Joseph L. Gagnon (Global and Americas Retail Industry Practice Leader for IBM Business Consulting Services (jlgagnon@us.ibm.com).)
Julian J. Chu (Retail industry solution executive for IBM Business Consulting Services (jjchu@us.ibm.com).)

Strategy & Leadership

ISSN: 1087-8572

Article publication date: 1 October 2005

8204

Abstract

Purpose

Advises retailers that traditional strategies will not be adequate to cope with trends such as unprecedented customer diversity, market polarization and dominant mega‐retailers. Explains what capabilities will retailers need to remain relevant to demanding customers. Suggests how retail executives should begin preparing to embrace fundamental change and become truly customer‐centric.

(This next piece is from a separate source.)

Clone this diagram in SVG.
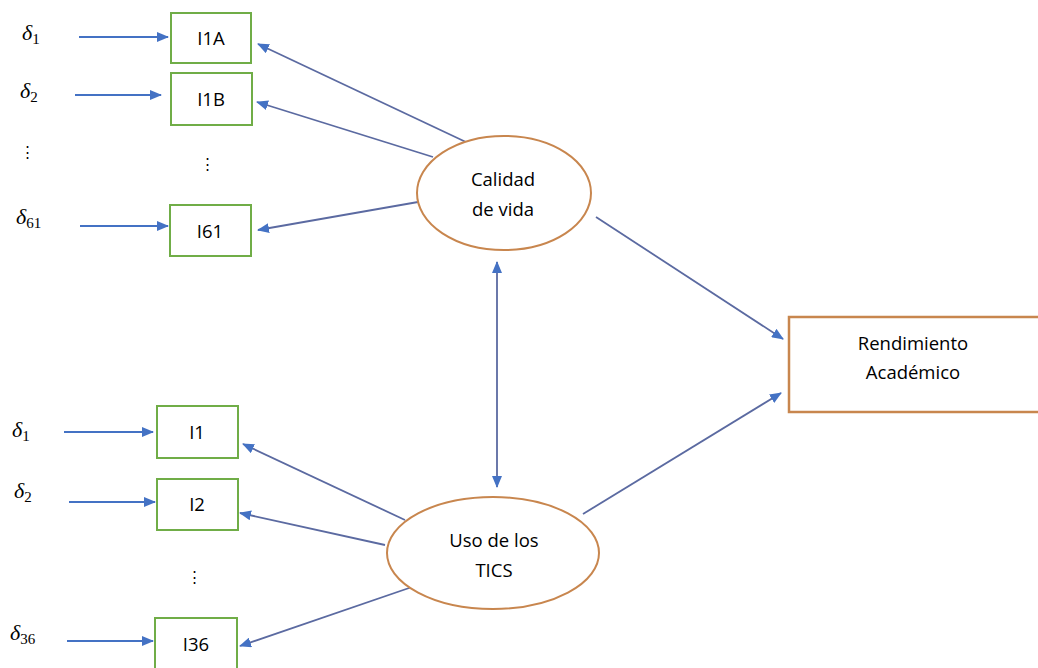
<svg xmlns="http://www.w3.org/2000/svg" width="1038" height="668" viewBox="0 0 1038 668">
<defs>
<marker id="ah" viewBox="0 0 12 10" refX="11" refY="5" markerWidth="12" markerHeight="10" markerUnits="userSpaceOnUse" orient="auto-start-reverse">
<path d="M0,0 L12,5 L0,10 Z" fill="#4472C4"/>
</marker>
</defs>
<style>
.box{fill:#fff;stroke:#70AD47;stroke-width:2}
.ell{fill:#fff;stroke:#C8864E;stroke-width:2}
.rend{fill:#fff;stroke:#C8864E;stroke-width:2.5}
.t{font-family:"Open Sans","Liberation Sans",sans-serif;font-size:18.5px;fill:#000;text-anchor:middle}
.d{font-family:"Liberation Serif",serif;font-style:italic;font-size:22px;fill:#000}
.sub{font-style:normal;font-size:15px}
.dots{font-family:"Liberation Sans",sans-serif;font-size:15px;fill:#000;text-anchor:middle}
.ea{stroke:#4472C4;stroke-width:1.8;fill:none;marker-end:url(#ah)}
.la{stroke:#5B6AA1;stroke-width:1.8;fill:none;marker-end:url(#ah)}
</style>
<rect width="1038" height="668" fill="#fff"/>
<g id="connectors">
<line class="ea" x1="79" y1="37" x2="168" y2="37"/>
<line class="ea" x1="75" y1="95" x2="161" y2="95"/>
<line class="ea" x1="80" y1="226" x2="168" y2="226"/>
<line class="ea" x1="64" y1="432" x2="153" y2="432"/>
<line class="ea" x1="69" y1="502" x2="155" y2="502"/>
<line class="ea" x1="67" y1="641" x2="153" y2="641"/>
<line class="la" x1="468" y1="143" x2="258" y2="44"/>
<line class="la" x1="433" y1="157" x2="257" y2="102"/>
<line class="la" x1="418" y1="202" x2="258" y2="230"/>
<line class="la" x1="596" y1="217" x2="783" y2="339"/>
<line class="la" x1="405" y1="520" x2="243" y2="444"/>
<line class="la" x1="385" y1="545" x2="240" y2="513"/>
<line class="la" x1="412" y1="587" x2="240" y2="646"/>
<line class="la" x1="583" y1="514" x2="781" y2="393"/>
<line class="la" x1="497" y1="262" x2="497" y2="487" style="marker-start:url(#ah)"/>
</g>
<g id="d1a"><text class="d" x="22" y="40">δ<tspan class="sub" dy="4">1</tspan></text></g>
<g id="d2a"><text class="d" x="20" y="98">δ<tspan class="sub" dy="4">2</tspan></text></g>
<g id="dotsa"><text class="dots" x="27" y="157">⋮</text></g>
<g id="d61"><text class="d" x="16" y="224">δ<tspan class="sub" dy="4">61</tspan></text></g>
<g id="d1b"><text class="d" x="12" y="437">δ<tspan class="sub" dy="4">1</tspan></text></g>
<g id="d2b"><text class="d" x="14" y="498">δ<tspan class="sub" dy="4">2</tspan></text></g>
<g id="d36"><text class="d" x="10" y="640">δ<tspan class="sub" dy="4">36</tspan></text></g>
<g id="I1A"><rect class="box" x="171" y="13" width="80" height="50"/><text class="t" x="211" y="45">I1A</text></g>
<g id="I1B"><rect class="box" x="171" y="73" width="81" height="52"/><text class="t" x="211" y="106">I1B</text></g>
<g id="dotsb"><text class="dots" x="207" y="169">⋮</text></g>
<g id="I61"><rect class="box" x="170" y="205" width="81" height="51"/><text class="t" x="210" y="238">I61</text></g>
<g id="I1"><rect class="box" x="157" y="406" width="81" height="52"/><text class="t" x="197" y="439">I1</text></g>
<g id="I2"><rect class="box" x="157" y="479" width="81" height="51"/><text class="t" x="197" y="511">I2</text></g>
<g id="dotsd"><text class="dots" x="194" y="582">⋮</text></g>
<g id="I36"><rect class="box" x="155" y="618" width="82" height="52"/><text class="t" x="196" y="651">I36</text></g>
<g id="calidad"><ellipse class="ell" cx="504" cy="193" rx="87" ry="57"/><text class="t" x="503" y="186">Calidad</text><text class="t" x="503" y="216">de vida</text></g>
<g id="uso"><ellipse class="ell" cx="493" cy="553" rx="106" ry="56"/><text class="t" x="494" y="547">Uso de los</text><text class="t" x="494" y="577">TICS</text></g>
<g id="rendimiento"><rect class="rend" x="789" y="317" width="260" height="95"/><text class="t" x="913" y="350">Rendimiento</text><text class="t" x="913" y="379">Académico</text></g>
</svg>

Design/methodology/approach

Using scenario techniques to examine retailing in 2010, the authors explore a “world of extremes”. In it retailers will face a consumer marketplace defined by unprecedented social diversity, competitive intensity and market complexity.

Findings

As the marketplace polarizes across a variety of dimensions, corporate thinking needs to shift from “bell curves” – where firms try to serve a generic mass market but do not meet anyone's needs particularly well – to “well curves” – where companies drive growth by applying distinct business models in each part of their business to deliver the greatest value to explicitly defined groups of customers. In 2010, retailers will succeed to the extent that they abandon the undifferentiated middle and focus their organizations on serving the extremes of the demand curve, even if they play both sides.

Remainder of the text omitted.